-- begin GIVEN INFORMATION --
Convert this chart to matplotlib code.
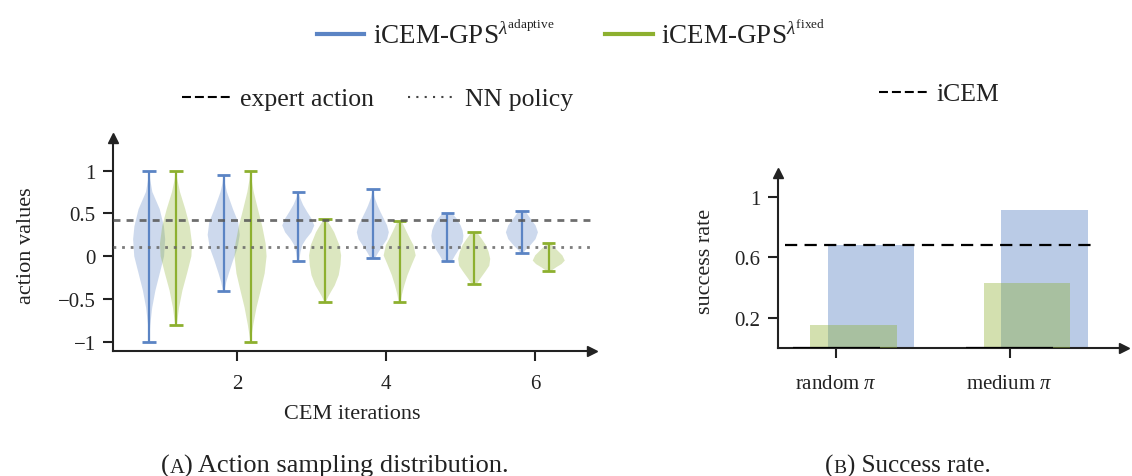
import numpy as np
import matplotlib
matplotlib.use("Agg")
import matplotlib.pyplot as plt
from matplotlib.lines import Line2D

plt.rcParams["font.family"] = ["Liberation Serif", "DejaVu Serif"]
plt.rcParams["mathtext.fontset"] = "custom"
plt.rcParams["mathtext.rm"] = "Liberation Serif"
plt.rcParams["mathtext.it"] = "Liberation Serif:italic"
plt.rcParams["mathtext.bf"] = "Liberation Serif:bold"
plt.rcParams["axes.unicode_minus"] = True

# ---------------------------------------------------------------- data
iterations = [1, 2, 3, 4, 5, 6]

adaptive_min = [-1.00, -0.40, -0.06, -0.02, -0.05, 0.04]
adaptive_max = [1.00, 0.95, 0.75, 0.78, 0.50, 0.53]
fixed_min = [-0.80, -1.00, -0.53, -0.53, -0.32, -0.17]
fixed_max = [1.00, 1.00, 0.44, 0.41, 0.28, 0.15]

# sampled action density per iteration (action value, relative density)
adaptive_density_y = [
    [-1.0, -0.8, -0.6, -0.4, -0.2, 0.0, 0.2, 0.35, 0.55, 0.75, 0.9, 1.0],
    [-0.4, -0.3, -0.2, -0.05, 0.1, 0.25, 0.4, 0.55, 0.75, 0.85, 0.95],
    [-0.06, 0.05, 0.13, 0.2, 0.28, 0.36, 0.44, 0.52, 0.6, 0.68, 0.75],
    [-0.02, 0.05, 0.13, 0.2, 0.28, 0.36, 0.44, 0.52, 0.59, 0.68, 0.78],
    [-0.05, 0.01, 0.09, 0.17, 0.24, 0.3, 0.36, 0.44, 0.5],
    [0.04, 0.07, 0.13, 0.2, 0.28, 0.36, 0.44, 0.53],
]
adaptive_density = [
    [0.0, 0.07, 0.19, 0.39, 0.66, 0.93, 1.0, 0.92, 0.66, 0.2, 0.06, 0.0],
    [0.05, 0.16, 0.32, 0.58, 0.87, 1.0, 0.9, 0.58, 0.2, 0.08, 0.0],
    [0.05, 0.14, 0.25, 0.48, 0.82, 1.0, 0.82, 0.55, 0.3, 0.12, 0.0],
    [0.15, 0.36, 0.64, 0.89, 1.0, 0.89, 0.68, 0.47, 0.3, 0.12, 0.0],
    [0.3, 0.48, 0.75, 0.96, 1.0, 0.95, 0.83, 0.58, 0.3],
    [0.1, 0.21, 0.53, 0.85, 1.0, 0.85, 0.53, 0.2],
]
fixed_density_y = [
    [-0.8, -0.6, -0.4, -0.2, 0.0, 0.15, 0.35, 0.55, 0.75, 0.9, 1.0],
    [-1.0, -0.8, -0.6, -0.4, -0.2, 0.0, 0.15, 0.35, 0.55, 0.75, 0.9, 1.0],
    [-0.53, -0.47, -0.41, -0.34, -0.22, -0.1, 0.01, 0.13, 0.2, 0.28, 0.36, 0.44],
    [-0.53, -0.45, -0.34, -0.22, -0.1, 0.01, 0.13, 0.2, 0.28, 0.36, 0.41],
    [-0.32, -0.26, -0.18, -0.11, -0.03, 0.05, 0.13, 0.2, 0.28],
    [-0.17, -0.13, -0.09, -0.05, 0.01, 0.07, 0.13, 0.15],
]
fixed_density = [
    [0.05, 0.19, 0.4, 0.69, 0.96, 1.0, 0.86, 0.58, 0.25, 0.08, 0.0],
    [0.0, 0.17, 0.37, 0.63, 0.88, 1.0, 0.94, 0.73, 0.46, 0.2, 0.06, 0.0],
    [0.05, 0.2, 0.38, 0.6, 0.85, 0.96, 1.0, 0.89, 0.74, 0.57, 0.32, 0.03],
    [0.06, 0.14, 0.29, 0.49, 0.75, 1.0, 0.86, 0.66, 0.45, 0.25, 0.12],
    [0.17, 0.38, 0.69, 0.94, 1.0, 0.9, 0.73, 0.48, 0.17],
    [0.15, 0.45, 0.8, 1.0, 0.85, 0.53, 0.21, 0.05],
]

expert_action = 0.42
nn_policy_action = 0.11

policies = ["random $\\pi$", "medium $\\pi$"]
adaptive_success = [0.68, 0.914]
fixed_success = [0.151, 0.432]
nn_policy_success = [0.0, 0.0]
icem_success = 0.68

# ---------------------------------------------------------------- style
BLUE = "#5b84c4"
GREEN = "#8db02f"
INK = "#222222"
FS_TICK = 15
FS_LABEL = 16
FS_BIG = 18.5
FS_TOP = 19.5

W, H = 1132, 477
fig = plt.figure(figsize=(W / 100, H / 100), dpi=100)


def px_axes(x0, y0, x1, y1):
    return fig.add_axes([x0 / W, 1 - y1 / H, (x1 - x0) / W, (y1 - y0) / H])


def arrow_axes(ax):
    for side in ("top", "right"):
        ax.spines[side].set_visible(False)
    for side in ("left", "bottom"):
        ax.spines[side].set_color(INK)
        ax.spines[side].set_linewidth(1.5)
    ax.plot(1, 0, ">", color=INK, ms=7, transform=ax.transAxes, clip_on=False)
    ax.plot(0, 1, "^", color=INK, ms=7, transform=ax.transAxes, clip_on=False)
    ax.tick_params(direction="out", length=7.5, width=1.5, color=INK,
                   labelsize=FS_TICK, labelcolor=INK, pad=5)


# ---------------------------------------------------------------- (A) violins
axA = px_axes(113, 139, 592, 352)
arrow_axes(axA)

offset = 0.18
vw = 0.43
cap = 0.09


def stats(ys, ds, lo, hi):
    out = []
    for y, d, a, b in zip(ys, ds, lo, hi):
        out.append(dict(coords=np.array(y), vals=np.array(d), mean=np.mean(y),
                        median=np.median(y), min=a, max=b))
    return out


for ys, ds, lo, hi, sign, col in [
    (adaptive_density_y, adaptive_density, adaptive_min, adaptive_max, -1, BLUE),
    (fixed_density_y, fixed_density, fixed_min, fixed_max, 1, GREEN),
]:
    pos = np.array(iterations) + sign * offset
    parts = axA.violin(stats(ys, ds, lo, hi), positions=pos, widths=vw,
                       showextrema=False)
    for body in parts["bodies"]:
        body.set_facecolor(col)
        body.set_edgecolor("none")
        body.set_alpha(0.3)
    axA.vlines(pos, lo, hi, color=col, lw=1.6, zorder=3)
    axA.hlines(lo, pos - cap, pos + cap, color=col, lw=2.0, zorder=3)
    axA.hlines(hi, pos - cap, pos + cap, color=col, lw=2.0, zorder=3)

axA.axhline(expert_action, color="#555555", alpha=0.85, lw=2.0, dashes=(2.5, 2.2), zorder=4)
axA.axhline(nn_policy_action, color="#666666", alpha=0.85, lw=2.0, dashes=(1.0, 2.1), zorder=4)

axA.set_xlim(0.335, 6.76)
axA.set_ylim(-1.105, 1.38)
axA.set_xticks([2, 4, 6])
axA.set_yticks([-1, -0.5, 0, 0.5, 1])
axA.set_yticklabels(["\u22121", "\u22120.5", "0", "0.5", "1"])
axA.tick_params(axis="x", pad=9)
axA.set_xlabel("CEM iterations", fontsize=FS_LABEL, color=INK, labelpad=8)
axA.set_ylabel("action values", fontsize=FS_LABEL, color=INK, labelpad=16)

# ---------------------------------------------------------------- (B) bars
axB = px_axes(778, 174, 1124, 349)
arrow_axes(axB)

bx = np.arange(len(policies))
bw = 0.5
axB.bar(bx + 0.2, adaptive_success, bw, color=BLUE, alpha=0.42, lw=0, zorder=2)
axB.bar(bx + 0.1, fixed_success, bw, color=GREEN, alpha=0.38, lw=0, zorder=3)
axB.bar(bx, nn_policy_success, bw, color="black", edgecolor="black", lw=1.6, zorder=4)
axB.axhline(icem_success, xmin=0.02, xmax=0.92, color="black", lw=1.6,
            dashes=(5.5, 3.3), zorder=5)

axB.set_xlim(-0.337, 1.66)
axB.set_ylim(0, 1.16)
axB.set_yticks([0.2, 0.6, 1])
axB.set_yticklabels(["0.2", "0.6", "1"])
axB.set_xticks(bx)
axB.set_xticklabels(policies)
axB.tick_params(axis="x", pad=11)
axB.set_ylabel("success rate", fontsize=FS_LABEL, color=INK, labelpad=14)

# ---------------------------------------------------------------- legends
top_handles = [Line2D([], [], color=BLUE, lw=3), Line2D([], [], color=GREEN, lw=3)]
top_labels = [r"iCEM-GPS$^{\lambda^{\mathrm{adaptive}}}$",
              r"iCEM-GPS$^{\lambda^{\mathrm{fixed}}}$"]
fig.legend(top_handles, top_labels, loc="center", bbox_to_anchor=(571 / W, 1 - 36 / H),
           ncol=2, frameon=False, fontsize=FS_TOP, handlelength=1.75,
           columnspacing=1.9, handletextpad=0.3, labelcolor=INK)

fig.legend([Line2D([], [], color="black", lw=1.5, dashes=(4.3, 1.9)),
            Line2D([], [], color="#444444", lw=1.5, dashes=(1.0, 3.0))],
           ["expert action", "NN policy"], loc="center",
           bbox_to_anchor=(378 / W, 1 - 100 / H), ncol=2, frameon=False,
           fontsize=FS_BIG, handlelength=1.9, columnspacing=1.3, handletextpad=0.35,
           labelcolor=INK)

fig.legend([Line2D([], [], color="black", lw=1.5, dashes=(4.3, 1.9))], ["iCEM"],
           loc="center", bbox_to_anchor=(939 / W, 1 - 95 / H), frameon=False,
           fontsize=FS_BIG, handlelength=1.9, handletextpad=0.35, labelcolor=INK)

# ---------------------------------------------------------------- captions
renderer = fig.canvas.get_renderer()


def caption(xc, yc, letter, rest, size):
    parts = [("(", size), (letter, size * 0.78), (rest, size)]
    texts = [fig.text(0, 1 - yc / H, s, fontsize=f, va="baseline", color=INK)
             for s, f in parts]
    widths = [t.get_window_extent(renderer).width for t in texts]
    x = xc - sum(widths) / 2
    for t, w in zip(texts, widths):
        t.set_x(x / W)
        x += w


caption(335, 473, "A", ") Action sampling distribution.", 19)
caption(908, 473, "B", ") Success rate.", 18)

fig.savefig("out.png", dpi=100)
-- end GIVEN INFORMATION --
** EXERCISE **
Gather up every line in the data above that contains the word "matplotlib", copying each one.

** TASK ANSWER **
Convert this chart to matplotlib code.
import matplotlib
matplotlib.use("Agg")
import matplotlib.pyplot as plt
from matplotlib.lines import Line2D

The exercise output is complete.